> [GIVEN PROBLEM] Reproduce verbatim the lines up to and including the one with "from matplotlib.transforms import Affine2D", starting from the first.

> [DATA EXCERPT]
···

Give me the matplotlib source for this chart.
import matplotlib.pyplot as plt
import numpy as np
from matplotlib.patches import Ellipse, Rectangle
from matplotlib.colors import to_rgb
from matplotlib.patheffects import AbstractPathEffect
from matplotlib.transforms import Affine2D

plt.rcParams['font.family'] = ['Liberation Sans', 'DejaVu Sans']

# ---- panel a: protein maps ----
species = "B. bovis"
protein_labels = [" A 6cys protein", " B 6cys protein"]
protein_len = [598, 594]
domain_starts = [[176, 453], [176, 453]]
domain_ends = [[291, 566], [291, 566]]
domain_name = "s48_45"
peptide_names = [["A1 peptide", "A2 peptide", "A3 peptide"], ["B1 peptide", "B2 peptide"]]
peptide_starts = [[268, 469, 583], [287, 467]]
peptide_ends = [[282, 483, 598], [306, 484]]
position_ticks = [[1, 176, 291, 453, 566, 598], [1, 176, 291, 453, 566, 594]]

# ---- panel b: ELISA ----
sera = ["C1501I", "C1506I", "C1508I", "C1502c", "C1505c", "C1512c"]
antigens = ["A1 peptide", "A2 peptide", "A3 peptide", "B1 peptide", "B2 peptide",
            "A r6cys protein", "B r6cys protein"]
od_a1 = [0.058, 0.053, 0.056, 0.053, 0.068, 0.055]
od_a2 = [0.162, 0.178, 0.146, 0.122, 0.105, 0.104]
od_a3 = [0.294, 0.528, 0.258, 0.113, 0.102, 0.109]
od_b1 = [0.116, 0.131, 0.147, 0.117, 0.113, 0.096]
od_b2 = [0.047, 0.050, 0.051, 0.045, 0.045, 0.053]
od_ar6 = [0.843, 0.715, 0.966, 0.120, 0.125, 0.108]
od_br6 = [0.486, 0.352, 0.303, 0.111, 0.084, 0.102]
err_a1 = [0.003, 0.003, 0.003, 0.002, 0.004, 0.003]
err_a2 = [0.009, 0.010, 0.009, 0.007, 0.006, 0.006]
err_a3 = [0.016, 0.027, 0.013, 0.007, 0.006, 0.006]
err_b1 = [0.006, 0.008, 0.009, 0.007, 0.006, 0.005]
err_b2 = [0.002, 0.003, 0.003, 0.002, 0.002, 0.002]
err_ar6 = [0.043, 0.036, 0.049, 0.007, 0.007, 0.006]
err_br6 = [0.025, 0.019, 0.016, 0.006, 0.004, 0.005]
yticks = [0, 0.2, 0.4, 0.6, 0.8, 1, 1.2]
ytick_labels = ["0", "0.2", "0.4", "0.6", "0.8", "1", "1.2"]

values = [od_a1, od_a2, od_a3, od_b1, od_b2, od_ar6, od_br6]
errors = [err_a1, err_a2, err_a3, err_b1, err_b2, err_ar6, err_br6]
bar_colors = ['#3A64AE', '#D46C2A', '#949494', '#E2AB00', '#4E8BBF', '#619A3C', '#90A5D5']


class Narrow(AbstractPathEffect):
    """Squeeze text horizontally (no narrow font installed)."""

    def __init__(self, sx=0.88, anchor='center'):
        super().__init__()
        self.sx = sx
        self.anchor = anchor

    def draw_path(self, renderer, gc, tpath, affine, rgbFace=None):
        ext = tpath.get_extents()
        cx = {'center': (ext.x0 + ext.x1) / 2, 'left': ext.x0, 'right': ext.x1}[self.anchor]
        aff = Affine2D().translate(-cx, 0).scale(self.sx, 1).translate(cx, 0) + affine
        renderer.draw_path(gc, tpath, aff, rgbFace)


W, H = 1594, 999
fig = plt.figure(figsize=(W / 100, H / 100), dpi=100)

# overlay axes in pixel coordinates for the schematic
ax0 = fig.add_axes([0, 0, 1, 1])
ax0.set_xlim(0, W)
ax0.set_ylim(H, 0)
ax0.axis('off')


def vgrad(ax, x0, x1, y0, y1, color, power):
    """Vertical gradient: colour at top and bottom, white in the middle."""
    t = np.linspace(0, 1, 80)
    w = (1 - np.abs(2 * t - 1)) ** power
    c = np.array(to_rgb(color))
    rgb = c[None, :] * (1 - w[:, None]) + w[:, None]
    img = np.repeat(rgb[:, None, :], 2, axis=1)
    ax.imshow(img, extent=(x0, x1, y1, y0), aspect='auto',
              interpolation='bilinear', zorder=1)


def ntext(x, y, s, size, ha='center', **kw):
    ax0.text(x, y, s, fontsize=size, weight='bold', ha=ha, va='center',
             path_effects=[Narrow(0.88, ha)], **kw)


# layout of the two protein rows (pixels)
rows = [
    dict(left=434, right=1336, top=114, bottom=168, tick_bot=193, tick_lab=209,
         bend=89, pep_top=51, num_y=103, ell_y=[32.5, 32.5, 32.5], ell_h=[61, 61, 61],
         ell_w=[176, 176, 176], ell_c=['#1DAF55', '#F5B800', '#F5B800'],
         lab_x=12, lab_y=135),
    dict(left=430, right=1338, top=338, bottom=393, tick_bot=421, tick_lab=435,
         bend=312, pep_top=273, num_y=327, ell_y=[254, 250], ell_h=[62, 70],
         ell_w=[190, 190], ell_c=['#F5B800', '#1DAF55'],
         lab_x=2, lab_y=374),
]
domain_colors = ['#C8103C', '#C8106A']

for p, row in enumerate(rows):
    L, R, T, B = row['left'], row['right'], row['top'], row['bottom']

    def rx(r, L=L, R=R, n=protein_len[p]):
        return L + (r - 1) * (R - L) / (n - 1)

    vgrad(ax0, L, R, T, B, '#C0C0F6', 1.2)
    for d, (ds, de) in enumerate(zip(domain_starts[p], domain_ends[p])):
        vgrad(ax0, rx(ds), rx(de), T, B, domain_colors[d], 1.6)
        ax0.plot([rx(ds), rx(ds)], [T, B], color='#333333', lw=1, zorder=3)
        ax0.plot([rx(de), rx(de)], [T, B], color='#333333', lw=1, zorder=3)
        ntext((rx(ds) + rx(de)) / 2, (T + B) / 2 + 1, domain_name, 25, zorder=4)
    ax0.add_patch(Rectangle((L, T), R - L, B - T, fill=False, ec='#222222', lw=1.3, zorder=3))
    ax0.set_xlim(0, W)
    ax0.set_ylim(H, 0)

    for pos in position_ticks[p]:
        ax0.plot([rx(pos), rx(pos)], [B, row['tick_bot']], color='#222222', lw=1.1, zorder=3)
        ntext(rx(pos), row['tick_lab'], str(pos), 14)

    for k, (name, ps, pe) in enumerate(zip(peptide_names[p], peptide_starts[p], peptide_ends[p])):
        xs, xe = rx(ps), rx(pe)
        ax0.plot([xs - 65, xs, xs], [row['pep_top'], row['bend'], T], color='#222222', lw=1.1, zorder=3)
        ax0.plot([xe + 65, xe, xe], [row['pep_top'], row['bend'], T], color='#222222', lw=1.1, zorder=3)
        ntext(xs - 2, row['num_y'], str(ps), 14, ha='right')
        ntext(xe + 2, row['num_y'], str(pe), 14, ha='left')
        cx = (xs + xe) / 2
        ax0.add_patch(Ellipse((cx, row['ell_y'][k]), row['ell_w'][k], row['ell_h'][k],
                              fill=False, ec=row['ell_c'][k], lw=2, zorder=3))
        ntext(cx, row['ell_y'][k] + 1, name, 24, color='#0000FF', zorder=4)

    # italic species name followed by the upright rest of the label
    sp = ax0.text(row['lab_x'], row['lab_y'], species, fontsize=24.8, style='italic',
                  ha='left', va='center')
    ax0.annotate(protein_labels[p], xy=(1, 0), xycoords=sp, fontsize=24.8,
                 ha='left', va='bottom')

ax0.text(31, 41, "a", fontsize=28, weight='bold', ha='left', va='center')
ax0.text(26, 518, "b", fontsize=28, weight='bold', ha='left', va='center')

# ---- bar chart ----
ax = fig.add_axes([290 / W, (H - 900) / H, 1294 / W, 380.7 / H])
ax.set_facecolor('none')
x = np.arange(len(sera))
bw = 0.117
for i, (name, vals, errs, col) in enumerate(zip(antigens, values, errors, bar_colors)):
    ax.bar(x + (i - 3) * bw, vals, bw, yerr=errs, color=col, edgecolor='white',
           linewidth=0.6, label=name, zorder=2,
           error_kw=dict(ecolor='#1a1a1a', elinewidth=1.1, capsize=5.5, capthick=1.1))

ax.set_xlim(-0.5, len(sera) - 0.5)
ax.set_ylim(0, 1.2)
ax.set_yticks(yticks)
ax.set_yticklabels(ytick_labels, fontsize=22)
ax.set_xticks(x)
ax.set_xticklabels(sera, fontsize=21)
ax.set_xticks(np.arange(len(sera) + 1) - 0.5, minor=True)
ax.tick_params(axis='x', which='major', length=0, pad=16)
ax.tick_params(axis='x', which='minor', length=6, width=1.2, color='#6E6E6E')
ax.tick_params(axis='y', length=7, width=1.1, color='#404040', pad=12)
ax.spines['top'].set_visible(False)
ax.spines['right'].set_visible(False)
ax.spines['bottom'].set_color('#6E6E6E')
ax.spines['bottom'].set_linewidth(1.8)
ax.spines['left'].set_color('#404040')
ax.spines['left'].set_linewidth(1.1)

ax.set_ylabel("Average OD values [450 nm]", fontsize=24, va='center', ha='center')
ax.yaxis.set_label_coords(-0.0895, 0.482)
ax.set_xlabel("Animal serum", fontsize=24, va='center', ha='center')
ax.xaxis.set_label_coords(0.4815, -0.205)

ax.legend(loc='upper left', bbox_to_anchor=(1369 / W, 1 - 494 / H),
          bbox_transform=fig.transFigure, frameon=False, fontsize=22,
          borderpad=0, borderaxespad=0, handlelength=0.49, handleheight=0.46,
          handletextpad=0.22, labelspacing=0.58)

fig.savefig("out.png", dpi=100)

···

> [RESULT OF THIS TASK]
Give me the matplotlib source for this chart.
import matplotlib.pyplot as plt
import numpy as np
from matplotlib.patches import Ellipse, Rectangle
from matplotlib.colors import to_rgb
from matplotlib.patheffects import AbstractPathEffect
from matplotlib.transforms import Affine2D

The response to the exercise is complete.